Earlier this year, the Indiana State Legislature passed a bill restricting the use of PCB's in the state, but it's not worth the pulp it's printed on. Under this statute—which went into effect as an "emergency" measure on May 1, 1976—the legal upper limit for PCB's in any product made in the state is now an incredible 250,000 parts per million! The acceptable content decreases over time until—in 1979—PCB's cannot exceed a concentration of 100 ppm in any product . . . unless the industry manufacturing that product has a permit (granted by the state) to allow them to use PCB's in such amounts.
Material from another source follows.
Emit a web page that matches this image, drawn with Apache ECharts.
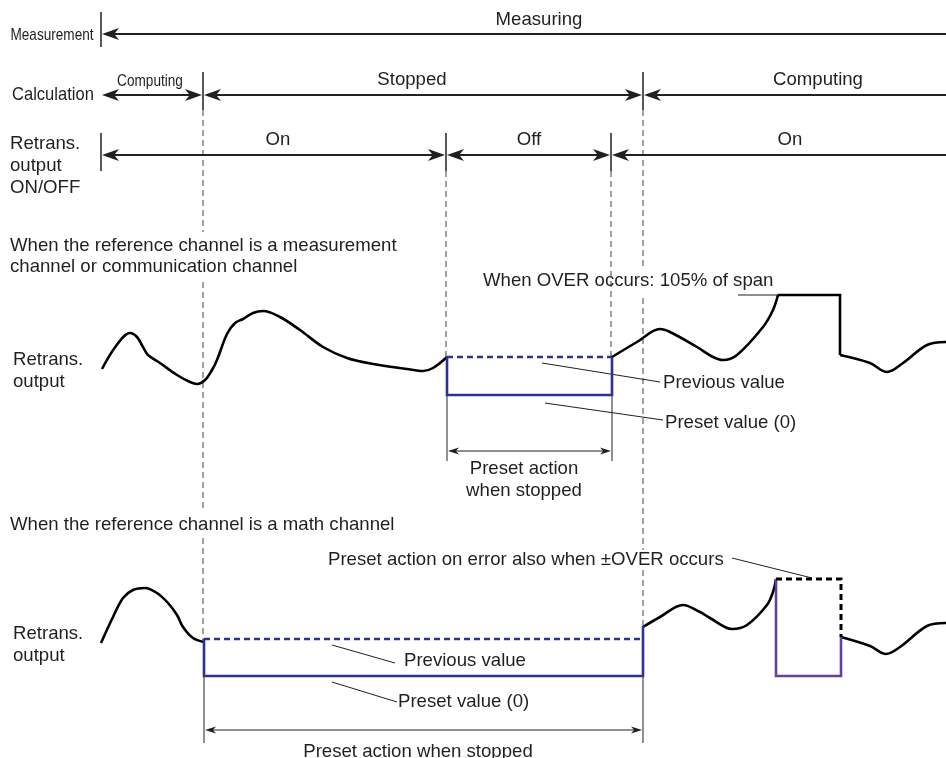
<!DOCTYPE html>
<html><head><meta charset="utf-8">
<script src="https://cdn.jsdelivr.net/npm/echarts@6/dist/echarts.min.js"></script>
<style>html,body{margin:0;padding:0;background:#fff}#c{width:946px;height:758px}</style>
</head><body><div id="c"></div>
<script>
// ---- Data (time on x, level on y; y axis runs downward) ----
// timing arrows: [tStart, tEnd, row, headAtStart, headAtEnd]
const timingArrows = [
  [101, 946, 34, 1, 0],
  [101, 203, 95, 1, 1],
  [203, 643, 95, 1, 1],
  [643, 946, 95, 1, 0],
  [101, 446, 155, 1, 1],
  [446, 611, 155, 1, 1],
  [611, 946, 155, 1, 0]
];
// state boundary ticks: [t, yTop, yBottom]
const stateTicks = [[101, 12, 47], [203, 72, 110], [643, 72, 110], [101, 133, 171], [446, 133, 171], [611, 133, 171]];
// dashed guide segments: [t, yTop, yBottom]
const guideDashes = [[203, 110, 232], [203, 282, 512], [203, 538, 640], [446, 171, 357], [611, 171, 357],
  [643, 110, 266], [643, 298, 550], [643, 570, 626]];
// bracket end lines and bracket arrows
const bracketTicks = [[447, 395, 461], [612, 395, 461], [204, 676, 743], [643, 676, 743]];
const bracketArrows = [[447, 612, 451], [204, 643, 730]];
// leader lines: [x1, y1, x2, y2]
const leaders = [[542, 363, 660, 382], [545, 403, 663, 420], [738, 295, 778, 295],
  [332, 645, 395, 663], [332, 682, 397, 702], [732, 558, 812, 578]];

// waveform: measurement-channel case
const measCurveA = [[102,369],[116,346],[130,333],[137,337],[143,347],[148,355],[160,363],[177,375],[190,382],[197,384],[205,380],[212,370],[217,360],[227,334],[235,323],[243,319],[253,313],[263,311],[280,317],[300,330],[323,347],[347,358],[373,364],[407,369],[423,371],[433,368],[447,357]];
const measCurveB = [[612,357],[637,342],[660,329],[670,332],[697,347],[713,357],[723,360],[737,355],[763,327],[773,310],[778,295]];
const measOverHold = [[778,295],[840,295],[840,355]];
const measCurveC = [[840,355],[870,363],[887,372],[903,363],[927,345],[946,342]];
const measPrevious = [[447,357],[612,357]];
const measPreset = [[447,357],[447,395],[612,395],[612,357]];
// waveform: math-channel case
const mathCurveA = [[101,643],[113,617],[123,598],[133,590],[145,588],[157,593],[168,603],[177,615],[183,627],[193,638],[204,642]];
const mathCurveB = [[643,627],[660,617],[683,605],[700,612],[710,618],[732,629],[747,625],[767,605],[773,592],[776,579]];
const mathCurveC = [[841,637],[870,646],[886,654],[900,647],[927,626],[946,623]];
const mathPrevious = [[204,639],[643,639]];
const mathPreset = [[204,639],[204,676],[643,676],[643,626]];
const mathErrPrevious = [[776,579],[841,579],[841,637]];
const mathErrPreset = [[776,579],[776,676],[841,676],[841,637]];

// text: [text, x, y]
const centerTexts = [['Measuring',539,20],['Stopped',412,80],['Computing',818,80],['On',278,140],['Off',529,140],['On',790,140],
  ['Preset action',524,469],['when stopped',524,491],['Preset action when stopped',418,752]];
const leftTexts = [['Retrans.',10,144],['output',10,166],['ON/OFF',10,188],
  ['When the reference channel is a measurement',10,246],['channel or communication channel',10,267],
  ['Retrans.',13,360],['output',13,382],['When OVER occurs: 105% of span',483,281],
  ['Previous value',663,383],['Preset value (0)',665,423],
  ['When the reference channel is a math channel',10,525],['Preset action on error also when \u00b1OVER occurs',328,560],
  ['Retrans.',13,634],['output',13,656],['Previous value',404,661],['Preset value (0)',398,702]];
const rowLabels = [['Calculation',12,95]];
const narrowTexts = [['Measurement',52,35],['Computing',150,81]];

// ---- Rendering ----
const INK = '#231f20';
const FAMILY = '"Liberation Sans", Arial, Helvetica, sans-serif';
const FONT = '18.6px ' + FAMILY;

function head(api, tipX, y, dir, len, half) {
  const t = api.coord([tipX, y]);
  const bx = t[0] - dir * len, nx = t[0] - dir * len * 0.72;
  return {type: 'polygon', shape: {points: [[t[0], t[1]], [bx, t[1] - half], [nx, t[1]], [bx, t[1] + half]]},
    style: {fill: INK}};
}
function arrowSeries(items, lw, len, half) {
  return {type: 'custom', coordinateSystem: 'cartesian2d', silent: true,
    data: items.map(a => [a[0], a[1], a[2], a[3] === undefined ? 1 : a[3], a[4] === undefined ? 1 : a[4]]),
    renderItem: (p, api) => {
      const x1 = api.value(0), x2 = api.value(1), y = api.value(2);
      const a = api.coord([x1, y]), b = api.coord([x2, y]);
      const ch = [{type: 'line', shape: {x1: a[0] + (api.value(3) ? 4 : 0), y1: a[1], x2: b[0] - (api.value(4) ? 4 : 0), y2: b[1]},
        style: {stroke: INK, lineWidth: lw}}];
      if (api.value(3)) ch.push(head(api, x1 + 1, y, -1, len, half));
      if (api.value(4)) ch.push(head(api, x2 - 1, y, 1, len, half));
      return {type: 'group', children: ch};
    }};
}
function vlineSeries(items, color, lw, dash) {
  return {type: 'custom', coordinateSystem: 'cartesian2d', silent: true,
    data: items,
    renderItem: (p, api) => {
      const a = api.coord([api.value(0), api.value(1)]), b = api.coord([api.value(0), api.value(2)]);
      return {type: 'line', shape: {x1: a[0], y1: a[1], x2: b[0], y2: b[1]},
        style: {stroke: color, lineWidth: lw, lineDash: dash || null}};
    }};
}
function segSeries(items, color, lw) {
  return {type: 'custom', coordinateSystem: 'cartesian2d', silent: true,
    data: items,
    renderItem: (p, api) => {
      const a = api.coord([api.value(0), api.value(1)]), b = api.coord([api.value(2), api.value(3)]);
      return {type: 'line', shape: {x1: a[0], y1: a[1], x2: b[0], y2: b[1]}, style: {stroke: color, lineWidth: lw}};
    }};
}
function textSeries(items, font, align, sx) {
  return {type: 'custom', coordinateSystem: 'cartesian2d', silent: true, clip: false,
    data: items.map((t, i) => [t[1], t[2], i]),
    renderItem: (p, api) => {
      const c = api.coord([api.value(0), api.value(1)]);
      return {type: 'text', x: c[0], y: c[1], scaleX: sx || 1, scaleY: 1,
        style: {text: items[api.value(2)][0], font: font, fill: INK, align: align, verticalAlign: 'middle'}};
    }};
}
function wave(data, color, lw, smooth, dash) {
  return {type: 'line', data: data, smooth: smooth, showSymbol: false, symbol: 'none', silent: true,
    lineStyle: {color: color, width: lw, type: dash ? [6, 4] : 'solid', cap: 'butt', join: 'miter'}};
}

const BLUE = '#2e3192', PURPLE = '#6a3d9e', GRAY = '#6d6e71';
const chart = echarts.init(document.getElementById('c'), null, {renderer: 'canvas'});
chart.setOption({
  animation: false,
  backgroundColor: '#ffffff',
  grid: {left: 0, right: 0, top: 0, bottom: 0},
  xAxis: {type: 'value', min: 0, max: 946, show: false},
  yAxis: {type: 'value', min: 0, max: 758, inverse: true, show: false},
  series: [
    vlineSeries(guideDashes, GRAY, 1.3, [6, 4]),
    vlineSeries(bracketTicks, '#555', 1.3),
    vlineSeries(stateTicks, INK, 1.5),
    arrowSeries(timingArrows, 2, 17, 6),
    arrowSeries(bracketArrows.map(b => [b[0], b[1], b[2], 1, 1]), 1.2, 11, 3.5),
    segSeries(leaders, INK, 1),
    wave(measCurveA, '#000', 2.6, 0.35),
    wave(measCurveB, '#000', 2.6, 0.35),
    wave(measOverHold, '#000', 2.6, false),
    wave(measCurveC, '#000', 2.6, 0.35),
    wave(measPrevious, BLUE, 2.6, false, true),
    wave(measPreset, BLUE, 2.6, false),
    wave(mathCurveA, '#000', 2.6, 0.35),
    wave(mathCurveB, '#000', 2.6, 0.35),
    wave(mathCurveC, '#000', 2.6, 0.35),
    wave(mathPrevious, BLUE, 2.6, false, true),
    wave(mathPreset, BLUE, 2.6, false),
    wave(mathErrPreset, PURPLE, 2.6, false),
    wave(mathErrPrevious, '#000', 3, false, true),
    textSeries(centerTexts, FONT, 'center'),
    textSeries(leftTexts, FONT, 'left'),
    textSeries(rowLabels, FONT, 'left', 0.89),
    textSeries(narrowTexts, '17px ' + FAMILY, 'center', 0.8)
  ]
});
</script></body></html>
In other words, the Westinghouse Electric Corporation—as long as they have the appropriate permit—will be allowed to go on using PCB's forever.

On a local level, the city of Bloomington has had—for some time—an ordinance that says something like: "No substance may be put in the city sewer if that substance interferes with the normal disposition of the city's solid wastes." Last spring, the Utilities Service Board decided that Westinghouse—by discharging PCB's into the sewer—was violating this ordinance. As a result, the Board scheduled a public hearing for June 30, 1976, to decide whether and how Westinghouse should be made to come into compliance with the rule.

Two days before the hearing—on June 28—the Westinghouse plant manager called the factory's 400 employees out onto the lawn for a special announcement. He told the workers that the Utilities Service Board had scheduled a meeting for June 30 . . . at which the Board would decide on a rule that might cause Westinghouse to have to lay off its employees.

Come the night of June 30, hordes of angry Westinghouse employees packed the USB meeting hall. And, for a time, the scene was an emotion-ridden one. An ugly one. Once things had simmered down a little, however, representatives of both sides of the PCB issue were given a chance to air their views, and the meeting proceeded peaceably. (The entire session, incidentally, was televised by a local TV station.)